## start Data extract
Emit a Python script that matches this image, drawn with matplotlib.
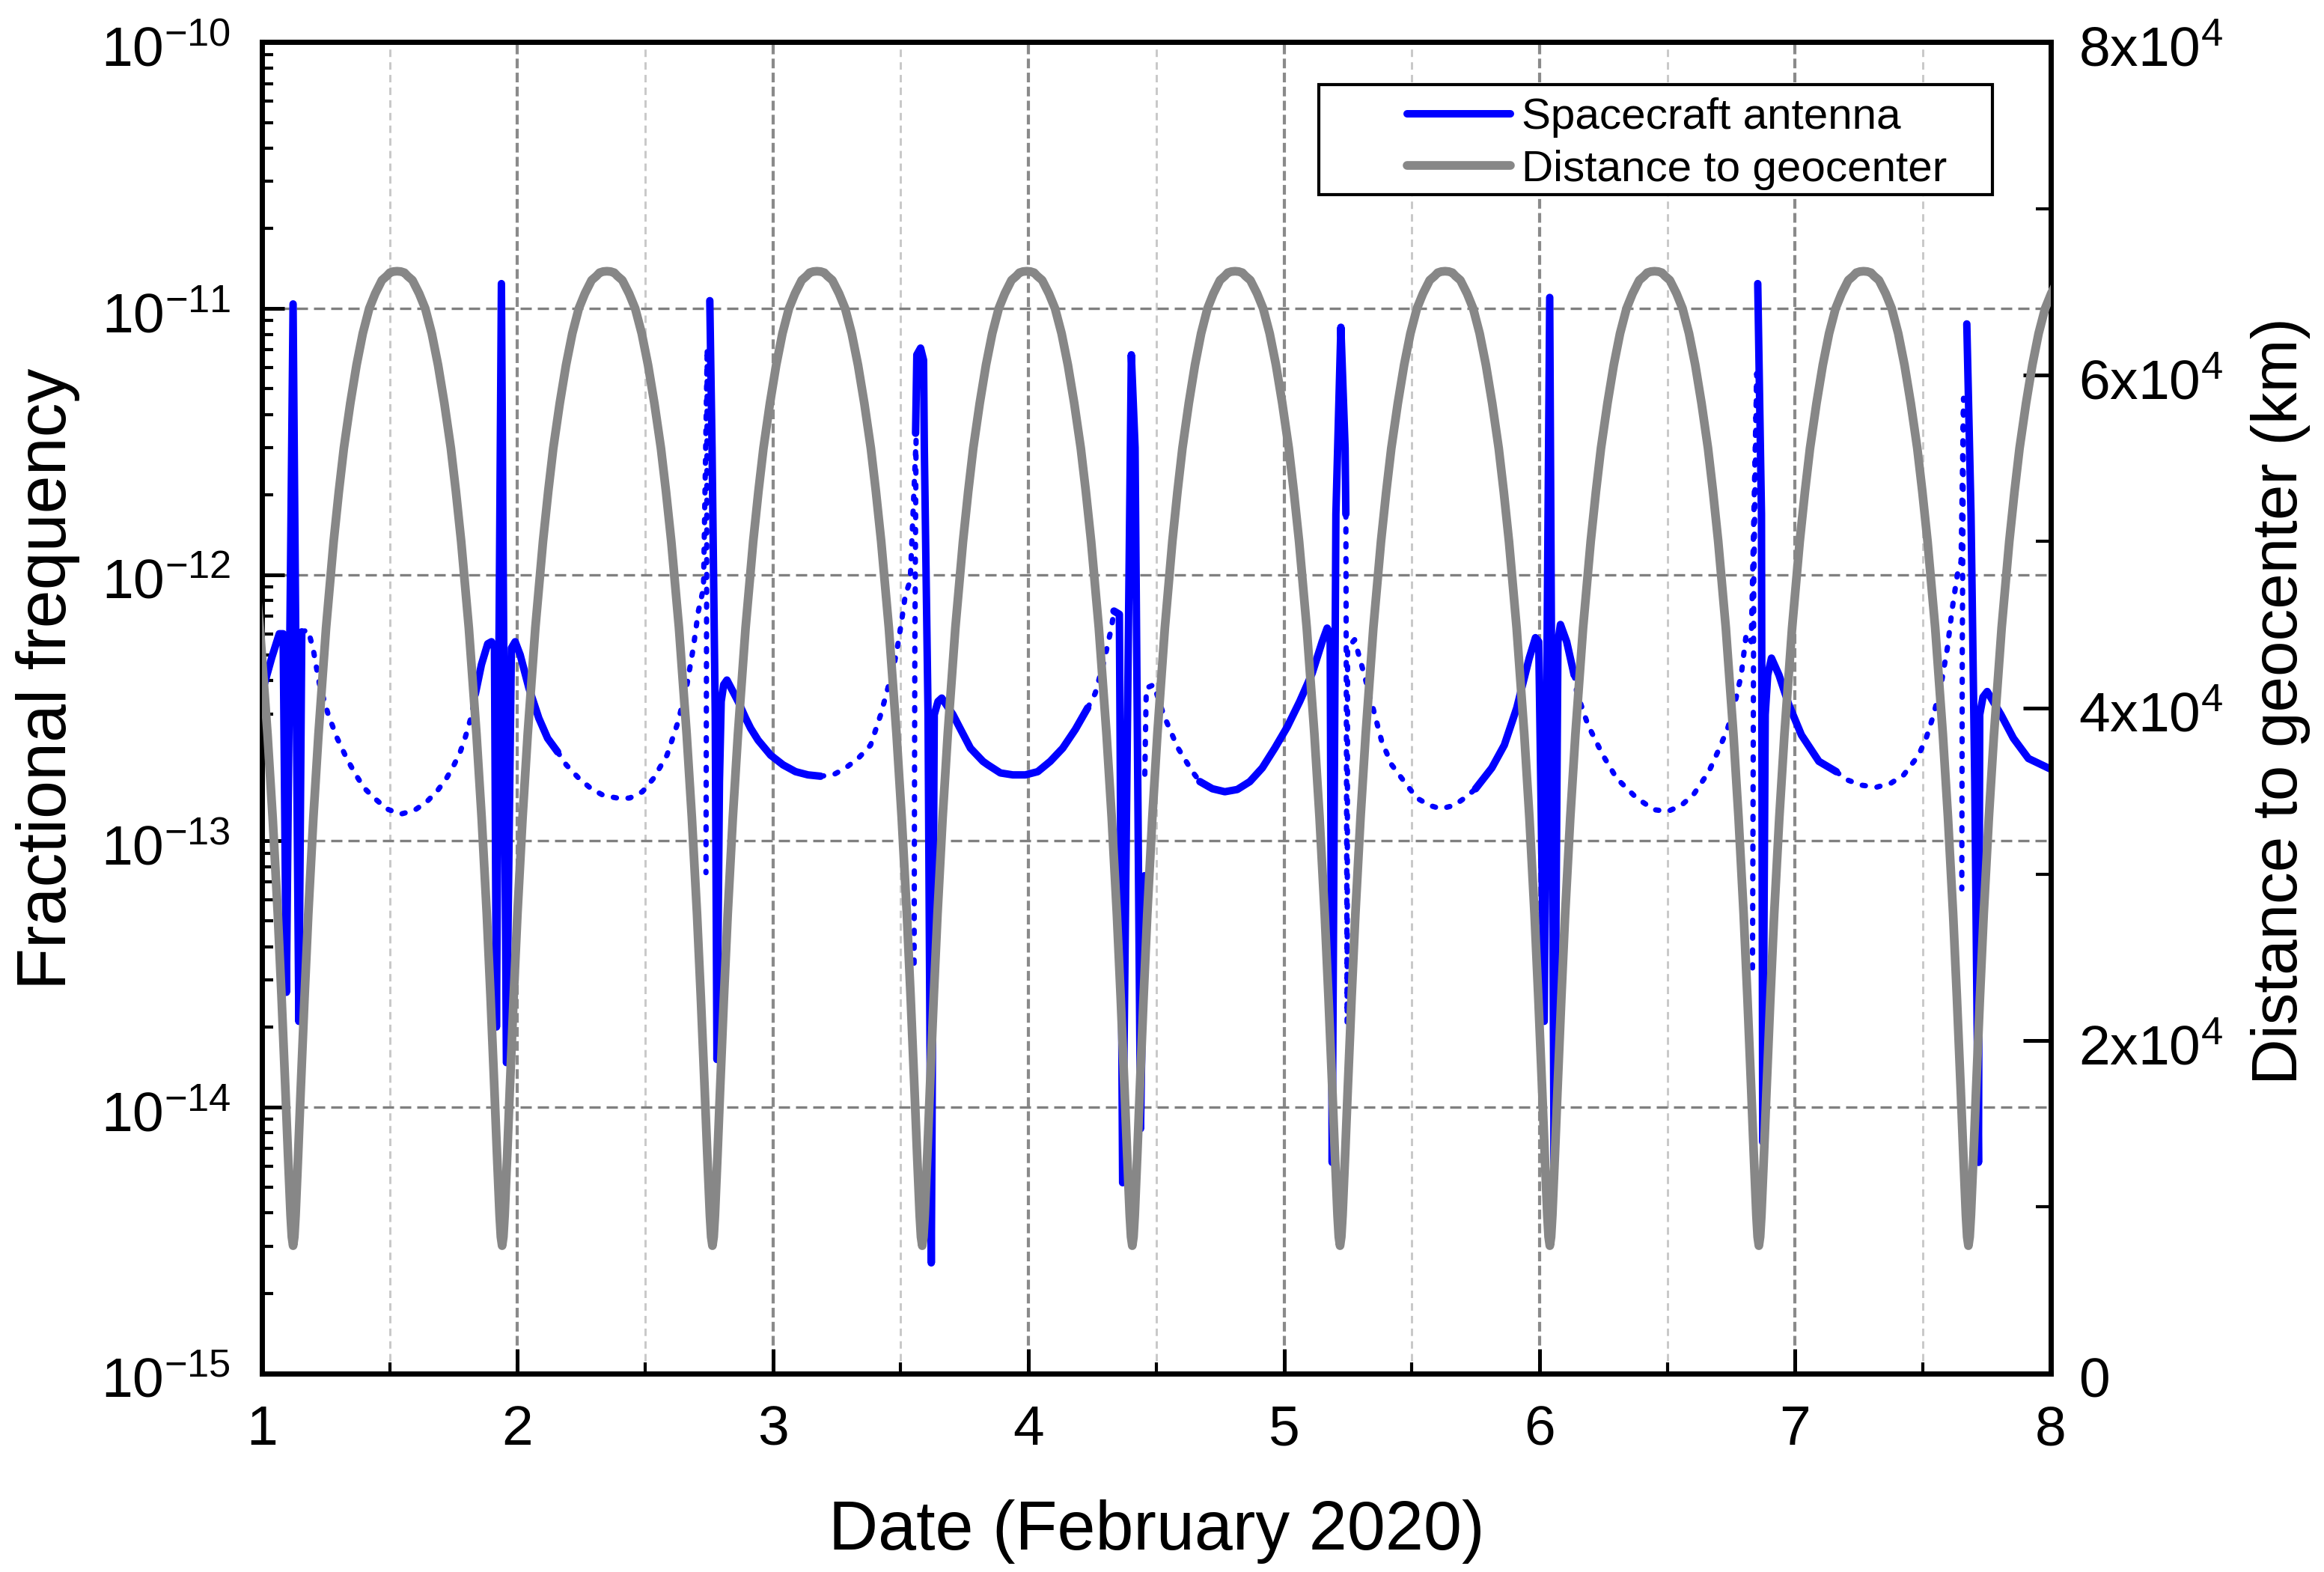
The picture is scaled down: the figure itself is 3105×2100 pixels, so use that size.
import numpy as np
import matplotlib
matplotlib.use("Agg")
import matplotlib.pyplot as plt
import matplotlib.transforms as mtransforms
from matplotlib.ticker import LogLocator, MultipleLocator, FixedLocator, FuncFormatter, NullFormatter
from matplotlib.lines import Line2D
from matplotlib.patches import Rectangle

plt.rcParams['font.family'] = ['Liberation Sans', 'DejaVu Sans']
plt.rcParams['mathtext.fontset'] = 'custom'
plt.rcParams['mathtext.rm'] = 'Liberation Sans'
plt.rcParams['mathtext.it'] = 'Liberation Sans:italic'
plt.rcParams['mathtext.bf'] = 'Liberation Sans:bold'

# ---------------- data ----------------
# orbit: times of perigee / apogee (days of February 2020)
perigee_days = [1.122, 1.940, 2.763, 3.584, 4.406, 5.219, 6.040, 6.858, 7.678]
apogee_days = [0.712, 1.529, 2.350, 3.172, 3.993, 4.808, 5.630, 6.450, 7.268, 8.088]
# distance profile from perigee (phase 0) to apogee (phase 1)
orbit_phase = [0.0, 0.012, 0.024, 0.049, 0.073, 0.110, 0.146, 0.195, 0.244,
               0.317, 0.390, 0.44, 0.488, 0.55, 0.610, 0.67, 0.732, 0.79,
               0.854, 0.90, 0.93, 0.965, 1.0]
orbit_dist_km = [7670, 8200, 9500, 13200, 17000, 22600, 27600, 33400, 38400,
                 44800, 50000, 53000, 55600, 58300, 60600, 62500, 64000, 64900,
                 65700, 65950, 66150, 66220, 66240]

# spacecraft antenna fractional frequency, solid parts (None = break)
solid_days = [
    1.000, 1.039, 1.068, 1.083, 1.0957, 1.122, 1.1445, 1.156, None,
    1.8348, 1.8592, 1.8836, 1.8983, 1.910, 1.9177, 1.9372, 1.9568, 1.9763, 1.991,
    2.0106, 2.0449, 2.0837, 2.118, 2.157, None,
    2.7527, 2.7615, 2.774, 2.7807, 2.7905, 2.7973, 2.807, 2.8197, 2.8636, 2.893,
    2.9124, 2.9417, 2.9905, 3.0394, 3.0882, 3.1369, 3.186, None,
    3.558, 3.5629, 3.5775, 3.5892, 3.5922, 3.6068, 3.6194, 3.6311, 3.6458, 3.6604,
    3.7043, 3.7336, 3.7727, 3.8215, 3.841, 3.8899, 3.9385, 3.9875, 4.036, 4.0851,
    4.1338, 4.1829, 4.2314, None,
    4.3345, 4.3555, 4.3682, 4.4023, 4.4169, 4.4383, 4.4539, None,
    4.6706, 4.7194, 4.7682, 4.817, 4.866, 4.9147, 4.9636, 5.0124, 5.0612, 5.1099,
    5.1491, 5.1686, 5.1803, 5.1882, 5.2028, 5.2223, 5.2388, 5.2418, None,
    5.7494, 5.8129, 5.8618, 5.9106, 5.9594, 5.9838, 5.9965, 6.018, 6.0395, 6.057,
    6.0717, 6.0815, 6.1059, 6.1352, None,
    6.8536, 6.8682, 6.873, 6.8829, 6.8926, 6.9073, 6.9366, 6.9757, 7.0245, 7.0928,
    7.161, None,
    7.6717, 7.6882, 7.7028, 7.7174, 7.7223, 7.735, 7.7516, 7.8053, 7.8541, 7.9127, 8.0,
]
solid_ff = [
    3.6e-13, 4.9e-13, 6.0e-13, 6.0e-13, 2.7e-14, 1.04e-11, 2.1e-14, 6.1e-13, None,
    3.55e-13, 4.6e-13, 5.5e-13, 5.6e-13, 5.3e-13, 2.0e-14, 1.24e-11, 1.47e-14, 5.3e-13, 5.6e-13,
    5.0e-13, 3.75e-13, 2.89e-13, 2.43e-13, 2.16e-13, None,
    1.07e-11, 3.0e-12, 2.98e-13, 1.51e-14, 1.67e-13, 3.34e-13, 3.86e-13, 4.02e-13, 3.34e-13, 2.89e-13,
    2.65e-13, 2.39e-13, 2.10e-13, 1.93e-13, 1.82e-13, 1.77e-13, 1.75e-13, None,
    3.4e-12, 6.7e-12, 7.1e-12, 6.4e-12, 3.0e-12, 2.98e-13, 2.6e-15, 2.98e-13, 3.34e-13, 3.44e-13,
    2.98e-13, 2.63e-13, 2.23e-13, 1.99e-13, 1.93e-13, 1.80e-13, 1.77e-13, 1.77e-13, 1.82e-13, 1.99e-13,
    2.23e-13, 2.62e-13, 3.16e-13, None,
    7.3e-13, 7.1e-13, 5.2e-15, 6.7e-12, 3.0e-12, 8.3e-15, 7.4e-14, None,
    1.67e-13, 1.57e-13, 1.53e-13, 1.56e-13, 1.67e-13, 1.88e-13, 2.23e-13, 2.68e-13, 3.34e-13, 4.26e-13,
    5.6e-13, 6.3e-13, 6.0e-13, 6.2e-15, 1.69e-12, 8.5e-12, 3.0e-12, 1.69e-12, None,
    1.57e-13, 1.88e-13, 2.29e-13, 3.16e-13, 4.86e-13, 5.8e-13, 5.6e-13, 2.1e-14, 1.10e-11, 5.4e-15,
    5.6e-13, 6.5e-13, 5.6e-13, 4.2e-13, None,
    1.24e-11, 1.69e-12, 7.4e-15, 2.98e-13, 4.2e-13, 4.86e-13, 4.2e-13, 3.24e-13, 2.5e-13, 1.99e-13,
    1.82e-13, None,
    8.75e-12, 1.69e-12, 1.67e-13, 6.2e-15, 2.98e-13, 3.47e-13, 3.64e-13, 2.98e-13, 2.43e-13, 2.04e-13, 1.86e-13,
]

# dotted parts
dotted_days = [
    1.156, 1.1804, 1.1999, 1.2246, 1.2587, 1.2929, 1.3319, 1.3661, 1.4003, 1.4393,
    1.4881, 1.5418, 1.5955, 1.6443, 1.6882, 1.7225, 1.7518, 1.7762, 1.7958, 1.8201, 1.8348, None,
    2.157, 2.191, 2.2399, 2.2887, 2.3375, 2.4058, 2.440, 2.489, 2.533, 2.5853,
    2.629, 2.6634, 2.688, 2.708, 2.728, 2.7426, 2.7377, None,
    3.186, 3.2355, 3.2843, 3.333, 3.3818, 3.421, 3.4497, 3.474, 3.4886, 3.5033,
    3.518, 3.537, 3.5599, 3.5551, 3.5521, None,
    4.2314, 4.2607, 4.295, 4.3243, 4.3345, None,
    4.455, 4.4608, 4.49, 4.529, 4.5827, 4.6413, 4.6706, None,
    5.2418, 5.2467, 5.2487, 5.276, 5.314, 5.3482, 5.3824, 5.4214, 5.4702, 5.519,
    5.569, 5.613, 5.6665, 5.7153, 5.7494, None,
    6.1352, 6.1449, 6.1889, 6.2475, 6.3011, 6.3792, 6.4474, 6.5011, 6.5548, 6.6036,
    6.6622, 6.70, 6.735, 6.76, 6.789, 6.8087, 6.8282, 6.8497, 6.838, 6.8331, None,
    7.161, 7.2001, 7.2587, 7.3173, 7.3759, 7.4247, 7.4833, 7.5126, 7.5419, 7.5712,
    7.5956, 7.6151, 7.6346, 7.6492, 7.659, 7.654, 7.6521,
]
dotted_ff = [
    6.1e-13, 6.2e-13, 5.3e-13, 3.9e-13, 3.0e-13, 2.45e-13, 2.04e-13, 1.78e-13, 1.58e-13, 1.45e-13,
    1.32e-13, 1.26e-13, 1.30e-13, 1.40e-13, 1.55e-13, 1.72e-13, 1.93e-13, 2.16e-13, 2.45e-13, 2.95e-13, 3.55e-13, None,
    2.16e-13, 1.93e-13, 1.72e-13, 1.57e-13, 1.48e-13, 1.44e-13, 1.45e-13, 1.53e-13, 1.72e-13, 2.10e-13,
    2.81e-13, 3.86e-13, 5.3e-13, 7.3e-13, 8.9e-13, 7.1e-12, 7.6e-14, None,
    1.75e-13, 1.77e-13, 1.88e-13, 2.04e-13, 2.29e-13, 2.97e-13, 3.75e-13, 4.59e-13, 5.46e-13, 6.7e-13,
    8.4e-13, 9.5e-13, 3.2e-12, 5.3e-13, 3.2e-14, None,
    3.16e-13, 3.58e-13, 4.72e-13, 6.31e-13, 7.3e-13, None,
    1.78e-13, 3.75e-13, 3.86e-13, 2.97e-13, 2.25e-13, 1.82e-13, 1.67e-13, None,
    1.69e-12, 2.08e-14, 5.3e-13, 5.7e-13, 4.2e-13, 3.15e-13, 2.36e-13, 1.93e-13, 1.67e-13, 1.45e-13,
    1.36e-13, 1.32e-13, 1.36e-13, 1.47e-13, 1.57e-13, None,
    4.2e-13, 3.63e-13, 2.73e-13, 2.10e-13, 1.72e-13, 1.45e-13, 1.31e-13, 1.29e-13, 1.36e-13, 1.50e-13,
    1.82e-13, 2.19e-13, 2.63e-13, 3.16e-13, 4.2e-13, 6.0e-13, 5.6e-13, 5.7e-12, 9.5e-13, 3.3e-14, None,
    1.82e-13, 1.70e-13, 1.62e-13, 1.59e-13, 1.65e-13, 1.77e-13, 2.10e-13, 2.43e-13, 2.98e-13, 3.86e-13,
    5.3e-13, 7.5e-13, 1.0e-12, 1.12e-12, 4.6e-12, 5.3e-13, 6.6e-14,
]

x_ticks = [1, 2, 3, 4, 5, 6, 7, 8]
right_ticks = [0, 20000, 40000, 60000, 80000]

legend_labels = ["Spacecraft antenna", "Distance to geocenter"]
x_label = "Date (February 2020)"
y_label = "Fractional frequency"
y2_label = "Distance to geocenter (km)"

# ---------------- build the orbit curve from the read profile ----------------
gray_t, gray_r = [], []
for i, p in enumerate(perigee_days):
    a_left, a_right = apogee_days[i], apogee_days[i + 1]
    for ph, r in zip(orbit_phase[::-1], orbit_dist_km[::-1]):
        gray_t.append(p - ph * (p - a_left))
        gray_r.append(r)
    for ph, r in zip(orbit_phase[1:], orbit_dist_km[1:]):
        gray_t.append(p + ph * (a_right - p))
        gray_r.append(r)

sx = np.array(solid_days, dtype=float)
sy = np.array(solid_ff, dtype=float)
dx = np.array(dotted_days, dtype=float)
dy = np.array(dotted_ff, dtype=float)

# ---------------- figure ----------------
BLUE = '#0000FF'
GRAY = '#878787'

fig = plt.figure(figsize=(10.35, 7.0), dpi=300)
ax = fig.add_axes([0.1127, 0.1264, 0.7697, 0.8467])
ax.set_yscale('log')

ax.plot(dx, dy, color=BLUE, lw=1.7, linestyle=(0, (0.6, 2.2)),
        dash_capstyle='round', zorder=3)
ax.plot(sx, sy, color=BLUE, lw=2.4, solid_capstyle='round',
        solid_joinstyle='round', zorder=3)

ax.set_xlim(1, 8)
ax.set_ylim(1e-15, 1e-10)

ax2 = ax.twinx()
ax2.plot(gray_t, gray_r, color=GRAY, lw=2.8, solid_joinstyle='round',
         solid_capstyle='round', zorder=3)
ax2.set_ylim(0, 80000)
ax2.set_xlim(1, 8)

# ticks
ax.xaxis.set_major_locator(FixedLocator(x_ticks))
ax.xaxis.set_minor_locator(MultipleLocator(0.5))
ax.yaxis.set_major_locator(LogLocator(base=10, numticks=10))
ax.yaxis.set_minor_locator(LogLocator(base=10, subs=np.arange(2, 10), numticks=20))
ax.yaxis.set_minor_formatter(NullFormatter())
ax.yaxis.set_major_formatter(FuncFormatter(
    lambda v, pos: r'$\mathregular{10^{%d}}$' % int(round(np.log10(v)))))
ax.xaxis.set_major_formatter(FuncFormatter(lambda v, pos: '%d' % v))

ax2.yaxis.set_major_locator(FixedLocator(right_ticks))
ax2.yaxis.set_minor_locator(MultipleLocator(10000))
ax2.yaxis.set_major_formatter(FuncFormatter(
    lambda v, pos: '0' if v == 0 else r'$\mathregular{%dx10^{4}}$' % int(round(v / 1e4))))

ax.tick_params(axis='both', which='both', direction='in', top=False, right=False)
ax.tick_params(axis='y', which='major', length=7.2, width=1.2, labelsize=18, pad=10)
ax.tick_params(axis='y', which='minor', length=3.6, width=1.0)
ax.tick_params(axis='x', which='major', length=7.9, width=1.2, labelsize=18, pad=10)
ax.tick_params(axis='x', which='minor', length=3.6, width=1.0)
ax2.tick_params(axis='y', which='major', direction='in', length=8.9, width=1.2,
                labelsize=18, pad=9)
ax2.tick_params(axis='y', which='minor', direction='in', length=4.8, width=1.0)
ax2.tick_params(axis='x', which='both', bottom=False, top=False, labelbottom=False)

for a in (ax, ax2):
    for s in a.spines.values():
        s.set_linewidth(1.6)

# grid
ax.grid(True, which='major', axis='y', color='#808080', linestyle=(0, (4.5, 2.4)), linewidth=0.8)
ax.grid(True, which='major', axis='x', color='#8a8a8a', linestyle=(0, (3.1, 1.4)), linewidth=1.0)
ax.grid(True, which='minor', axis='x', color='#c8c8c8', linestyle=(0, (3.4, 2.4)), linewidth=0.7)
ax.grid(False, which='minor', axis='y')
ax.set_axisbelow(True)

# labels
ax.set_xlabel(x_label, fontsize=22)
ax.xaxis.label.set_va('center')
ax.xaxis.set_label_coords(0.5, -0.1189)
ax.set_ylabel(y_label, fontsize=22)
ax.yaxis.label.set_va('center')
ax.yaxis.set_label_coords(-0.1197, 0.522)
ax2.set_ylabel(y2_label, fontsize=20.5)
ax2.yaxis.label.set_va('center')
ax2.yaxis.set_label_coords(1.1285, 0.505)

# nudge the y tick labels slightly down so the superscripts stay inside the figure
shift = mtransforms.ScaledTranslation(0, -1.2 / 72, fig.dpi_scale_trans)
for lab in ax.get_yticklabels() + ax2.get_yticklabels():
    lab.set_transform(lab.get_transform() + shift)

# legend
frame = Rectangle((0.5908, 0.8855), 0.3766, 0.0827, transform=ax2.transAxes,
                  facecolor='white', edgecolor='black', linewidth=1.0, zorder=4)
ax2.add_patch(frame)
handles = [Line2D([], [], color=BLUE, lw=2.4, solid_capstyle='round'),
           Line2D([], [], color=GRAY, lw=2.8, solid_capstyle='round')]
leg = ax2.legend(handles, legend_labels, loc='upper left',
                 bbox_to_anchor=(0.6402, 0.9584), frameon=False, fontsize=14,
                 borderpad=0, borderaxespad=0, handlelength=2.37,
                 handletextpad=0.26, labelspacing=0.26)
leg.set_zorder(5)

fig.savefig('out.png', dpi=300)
## end Data extract
### Goal
Pick out the lines containing the string "that".

### Final answer
Emit a Python script that matches this image, drawn with matplotlib.
The picture is scaled down: the figure itself is 3105×2100 pixels, so use that size.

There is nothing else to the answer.